1.2 Rumusan Masalah 

Apa pengertian Ahlussunnah Waljamaah (Aswaja) ?

  1. Bagaimana sejarah munculnya Ahlussunnah Waljamaah (Aswaja) ?
  2. Apa saja firqoh-firqoh dalam Ahlussunnah Waljamaah (Aswaja) ?

1.3 Tujuan 

  1. Untuk mengetahui pengertian Ahlussunnah Waljamaah (Aswaja) 
  2. Untuk mengetahui sejarah munculnya Ahlussunnah Waljamaah (Aswaja) 
  3. Untuk mengetahui firqoh-firqoh dalam Ahlussunnah Waljamaah (Aswaja) 

BAB II PEMBAHASAN

2.1 Pengertian Aswaja 

      Ahlusunnah wal- Jama’ah (ASWAJA) terdiri dari tiga kata, ahlu, sunnah, dan jama’ah. Ahlu bermakna golongan. Sedangkan as-sunnah ialah segala sesuatu yang dinukil dari Nabi SAW, Secara khusus dan tidak terdapat dalam al-Qur’an, tapi dinyatakan oleh Nabi. Jadi, beliau sekaligus merupakan penjelasan isi al-Qur’an. Kemudian al-Jama’ah  adalah golongan yang mengikuti Rasulullah SAW dan para sahabanya. maksudnya adalah jama’ah sahabat-sahabat Nabi Ahlussunnah adalah mereka yang mengikuti dengan konsisten semua jejak-langkah yang berasal dari Nabi Muhammad SAW dan membelanya.

      Dari definisi di atas jelas, bahwa Ahlussunnah wal Jama’ah itu tidak hanya terdiri dari satu kelompok aliran, tapi ada beberapa sub-aliran, ada beberapa faksi di dalamnya. Dalam kajian ilmu kalam, istilah Ahlussunnah wal Jama’ah ini sudah banyak dipakai sejak masa sahabat, sampai generasi-generasi berikutnya.
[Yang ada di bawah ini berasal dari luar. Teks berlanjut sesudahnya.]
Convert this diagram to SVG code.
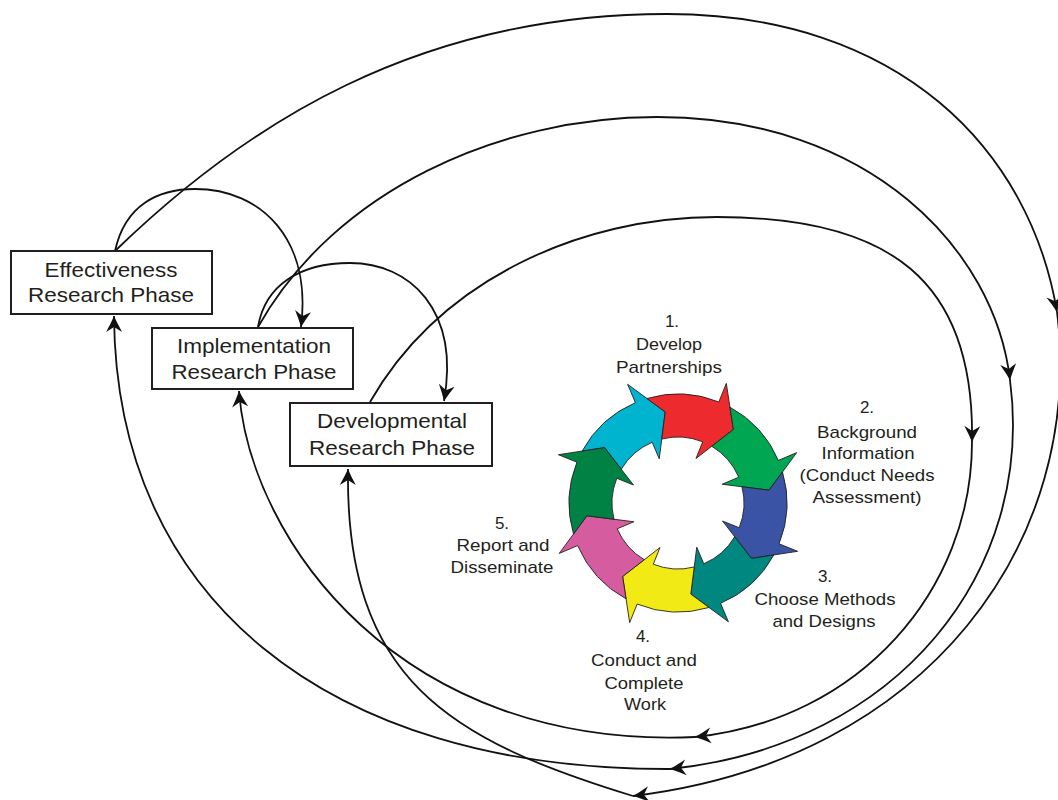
<svg xmlns="http://www.w3.org/2000/svg" width="1058" height="800" viewBox="0 0 1058 800">
<style>
.box{fill:#fff;stroke:#231f20;stroke-width:2}
.bt{font-family:"Liberation Sans",Arial,sans-serif;font-size:21px;fill:#231f20;text-anchor:middle}
.ct{font-family:"Liberation Sans",Arial,sans-serif;font-size:17px;fill:#231f20;text-anchor:middle}
.cn{fill:none;stroke:#111;stroke-width:1.8;marker-end:url(#ah)}
.ar{stroke:#231f20;stroke-width:0.8;stroke-linejoin:miter}
</style>
<defs>
<marker id="ah" viewBox="-17 -9 18 18" refX="0" refY="0" markerWidth="18" markerHeight="18" orient="auto" markerUnits="userSpaceOnUse">
<path d="M0,0 Q-7,-3 -16,-8 L-11,0 L-16,8 Q-7,3 0,0 Z" fill="#111"/>
</marker>
<path id="cyc" d="M108.31,12.28 A109,109 0 0,1 77.07,77.07 L91.22,91.22 L46,79.67 L33.94,33.94 L46.67,46.67 A66,66 0 0,0 65.23,10.04 L88.87,23.81 Z"/>
</defs>
<rect width="1058" height="800" fill="#fff"/>

<g id="connectors">
<path class="cn" d="M115,251 C245,125 417,14 667,14 C900,14 1030,150 1057,312"/>
<path class="cn" d="M1057,312 C1085,540 930,760 633,796"/>
<path class="cn" d="M633,796 C450,740 345,680 348,469"/>
<path class="cn" d="M258,327 C335,190 500,117 657,117 C870,117 995,250 1010,380"/>
<path class="cn" d="M1010,380 C1035,570 900,745 670,769"/>
<path class="cn" d="M670,769 C325,770 116,597 114,316"/>
<path class="cn" d="M370,402 C440,280 580,217 717,217 C890,217 975,280 972,442"/>
<path class="cn" d="M972,442 C972,590 860,720 695,737"/>
<path class="cn" d="M695,737 C400,750 250,540 239,391"/>
<path class="cn" d="M115,251 C125,205 158,189 195,189 C262,189 312,240 301,327"/>
<path class="cn" d="M258,327 C265,285 300,263 350,263 C410,263 460,310 444,401"/>
</g>

<g id="effectiveness">
<rect class="box" x="11" y="251" width="201" height="63"/>
<text class="bt" x="111" y="277" textLength="133" lengthAdjust="spacingAndGlyphs">Effectiveness</text>
<text class="bt" x="111" y="302" textLength="166" lengthAdjust="spacingAndGlyphs">Research Phase</text>
</g>
<g id="implementation">
<rect class="box" x="152" y="328" width="201" height="61"/>
<text class="bt" x="254" y="353" textLength="154" lengthAdjust="spacingAndGlyphs">Implementation</text>
<text class="bt" x="254" y="379" textLength="165" lengthAdjust="spacingAndGlyphs">Research Phase</text>
</g>
<g id="developmental">
<rect class="box" x="290" y="403" width="202" height="63"/>
<text class="bt" x="392" y="428" textLength="150" lengthAdjust="spacingAndGlyphs">Developmental</text>
<text class="bt" x="392" y="455" textLength="166" lengthAdjust="spacingAndGlyphs">Research Phase</text>
</g>

<g id="cycle" transform="translate(678,503)">
<use href="#cyc" class="ar" fill="#00b4d0" transform="rotate(-158)"/>
<use href="#cyc" class="ar" fill="#ed2a2e" transform="rotate(-113)"/>
<use href="#cyc" class="ar" fill="#00a651" transform="rotate(-68)"/>
<use href="#cyc" class="ar" fill="#3a53a4" transform="rotate(-23)"/>
<use href="#cyc" class="ar" fill="#00877f" transform="rotate(22)"/>
<use href="#cyc" class="ar" fill="#f2ea14" transform="rotate(67)"/>
<use href="#cyc" class="ar" fill="#d65ca0" transform="rotate(112)"/>
<use href="#cyc" class="ar" fill="#008244" transform="rotate(157)"/>
</g>

<g id="step1">
<text class="ct" x="672" y="327">1.</text>
<text class="ct" x="669" y="350" textLength="66" lengthAdjust="spacingAndGlyphs">Develop</text>
<text class="ct" x="669" y="373" textLength="106" lengthAdjust="spacingAndGlyphs">Partnerships</text>
</g>
<g id="step2">
<text class="ct" x="867" y="413">2.</text>
<text class="ct" x="867" y="438" textLength="100" lengthAdjust="spacingAndGlyphs">Background</text>
<text class="ct" x="868" y="459" textLength="93" lengthAdjust="spacingAndGlyphs">Information</text>
<text class="ct" x="867" y="481" textLength="135" lengthAdjust="spacingAndGlyphs">(Conduct Needs</text>
<text class="ct" x="867" y="503" textLength="109" lengthAdjust="spacingAndGlyphs">Assessment)</text>
</g>
<g id="step3">
<text class="ct" x="825" y="582">3.</text>
<text class="ct" x="825" y="605" textLength="141" lengthAdjust="spacingAndGlyphs">Choose Methods</text>
<text class="ct" x="824" y="627" textLength="103" lengthAdjust="spacingAndGlyphs">and Designs</text>
</g>
<g id="step4">
<text class="ct" x="643" y="642">4.</text>
<text class="ct" x="644" y="666" textLength="106" lengthAdjust="spacingAndGlyphs">Conduct and</text>
<text class="ct" x="644" y="689" textLength="79" lengthAdjust="spacingAndGlyphs">Complete</text>
<text class="ct" x="645" y="710" textLength="42" lengthAdjust="spacingAndGlyphs">Work</text>
</g>
<g id="step5">
<text class="ct" x="502" y="529">5.</text>
<text class="ct" x="503" y="551" textLength="93" lengthAdjust="spacingAndGlyphs">Report and</text>
<text class="ct" x="502" y="573" textLength="103" lengthAdjust="spacingAndGlyphs">Disseminate</text>
</g>
</svg>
Sumber dari istilah tersebut oleh sebagian banyak para ahli diambil dari hadits Nabi SAW. Yang menerangkan akan terpecahnya umat Islam menjadi 73 golongan, antara lain hadits yang diriwayatkan oleh Ibnu Majah dan At-Turmudzi. yang artinya :

“ Sesungguhnya Bani Israil terpecah menjadi 72 agama. Dan umatku akan terpecah menjadi 73 golongan, semuanya akan binasa, kecuali satu. Para sahabat Nabi bertanya : Siapakah yang satu itu wahai Rasulullah?, Rasulullah menjawab : Yaitu orang-orang yang berpegang teguh pada i’tiqadku dan yang berpegang teguh pada i’tiqad yang dipegangi oleh sahabat-sahabatku”

2.2 Sejarah Aswaja

      Ketika Rasulullah SAW wafat, maka terjadilah kesalahpahaman antara golongan Muhajirin dan anshar, siapa yang selanjutnya menjadi pemimpin kaum muslimin. Para sahabat melihat hal ini akan menimbulkan perselisihan antara kaum Muhajirin dan anshar. Setelah masing-masing mengajukan delegasi untuk menentukan siapa khalifah pengganti Rasulullah. Akhirnya disepakati oleh kaum muslimin untuk mengangkat Abu bakar sebagai khalifah.

      Pada masa itu mulai terlihat adanya perpecahan antar umat islam yang berlanjut hingga masa kepemimpinan khulafa’ berakhir yang kemudian dilanjutkan oleh para kholifah dari berbagai dinasti dan sampailah pada dinasti dimana imam-imam madzhab aliran-aliran muncul.

      Menurut sebagian sejarawan, istilah Ahlussunnah wal-Jama’ah itu digunakan sejak abad III H. mereka menyebutkan satu bukti yang ditemukan pada lembaran surat Al-Ma’mun (khalifah dinasti Abbasiyah ke-6). Di sana, tercantum kata-kata, “wa nassaba nafsahum ilaa as-Sunnah (mereka menisbatkan diri pada sunnah). Abad ini adalah periode tabi’in dan para imam-imam mujtahid, di kala pemikiran-pemikiran bid’ah sudah mulai menjalar terutama bid’ah dari kaum mu’tazilah. Sejarah mengatakan bahwa khalifah al-Ma’mun merupakan khalifah yang mengambil mu’tazilah sebagai akidah resmi negara kemudian memaksakan doktrin-doktrin Mu’tazilah kepada kaum muslimin.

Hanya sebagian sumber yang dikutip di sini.